Freedom of Religion, Speech, Press, Assembly and Petition. Passed by Congress September 25, 1789. Ratified December 15, 1791.
Congress shall make no law respecting an establishment of religion, or prohibiting the free exercise thereof; or abridging the freedom of speech, or of the press; or the right of the people peaceably to assemble, and to petition the Government for a redress of grievances.

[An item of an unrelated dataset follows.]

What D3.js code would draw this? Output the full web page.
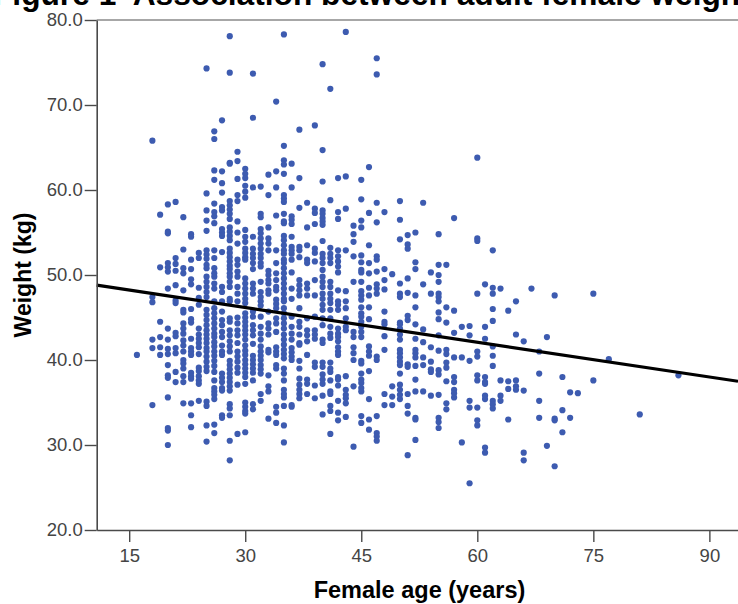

Madison’s original proposal for a bill of rights provision concerning religion read:
The civil rights of none shall be abridged on account of religious belief or worship, nor shall any national religion be established, nor shall the full and equal rights of conscience be in any manner, or on any pretence, infringed.1The language was altered in the House to read:
Congress shall make no law establishing religion, or to prevent the free exercise thereof, or to infringe the rights of conscience.2 In the Senate, the section adopted read:
Congress shall make no law establishing articles of faith, or a mode of worship, or prohibiting the free exercise of religion. . . .3 It was in the conference committee of the two bodies, chaired by Madison, that the present language was written with its somewhat more indefinite
respecting phraseology.4 Debate in Congress lends little assistance in interpreting the religion clauses; Madison’s position, as well as that of Jefferson, who influenced him, is fairly clear,5 but the intent, insofar as there was one, of the others in Congress who voted for the language and those in the states who voted to ratify is subject to speculation.